– А раньше мне хотелось стать мальчишкой, – изумленно проговорила она.
Вильгельм обернулся.
– Это ты еще успеешь. Небольшая производственная авария в гормональном хозяйстве… – Он подсел к ней и решительно произнес: – Послушай, Франци, все это не так уж важно…
В плоской глубине его глаз она различила тень прежней тоски и, обвив руками шею брата, притянула его голову к себе.
– Ты знаешь, что ты фантастический урод? – Она с улыбкой смотрела ему в глаза. – Ты никогда мне не рассказывал, кто тебе разбил нос.
– Я его простил, – ответил Вильгельм, – он оказался резвее меня.
Его лицо просветлело, и Франциска, хитро вызвавшая приятное ему воспоминание, сказала:
– Странная у тебя манера спорить.
– Небольшое расхождение во взглядах с медиками. По субботам, после последней лекции, мы выстраивались у лестницы и спрашивали каждого спускающегося: физик или медик? Обычный вопрос, мы знали своих клиентов. Физиков пропускали, врачам давали по морде. Мы работали быстро и четко, мы были тем испытанием, которое небеса пунктуально посылали врачам каждую субботу… Пока однажды Его Сиятельство не спустился по лестнице с самой вызывающей рожей на свете… Что ж, храни его Господь, он был шустрым парнем. Надеюсь, тем не менее, сейчас он служит сельским врачом где-нибудь между Анкламом и Путбусом…

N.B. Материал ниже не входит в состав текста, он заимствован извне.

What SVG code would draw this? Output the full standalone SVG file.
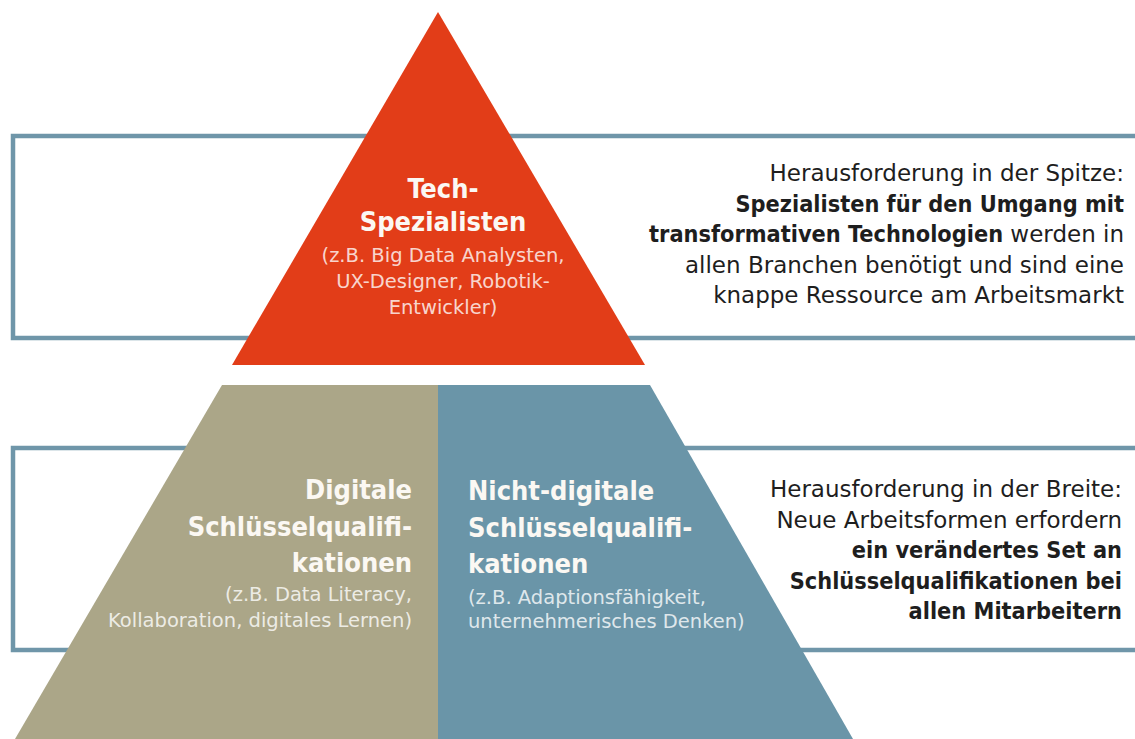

Ночью она постучала в дверь Вильгельма, не услышав ответа, проскользнула в комнату и пошла на красную светящуюся точку – горящую сигарету.
– Вильгельм, – прошептала она, – Вильгельм, ты же не спишь.
Его голова на подушке шевельнулась. Франциска присела на край кровати, высоко подтянув колени.
– Что ты мне хотел сказать, Вильгельм? Что-то важное?
Но момент откровенности был упущен, он устал от самобичевания и ответил ей:
– То да се. Например… что ты можешь по вечерам смотреться в зеркало и тебе не хочется плюнуть в свое отражение…
Он затянулся сигаретой, и Франциска увидела его лицо, перебитый нос, тяжелые, всегда красноватые веки, прямые брови, сходившиеся над переносицей и придававшие его лицу болезненно-напряженное выражение.
– Иногда ты похож на одинокую старую гориллу… У тебя много было девушек?
Он открыл глаза. Ее белая ночная рубашка мерцала в полутьме, смешно и трогательно выглядела она в этой детской рубашонке, застывшими складками спадавшей до щиколоток, с рюшкой вокруг шеи.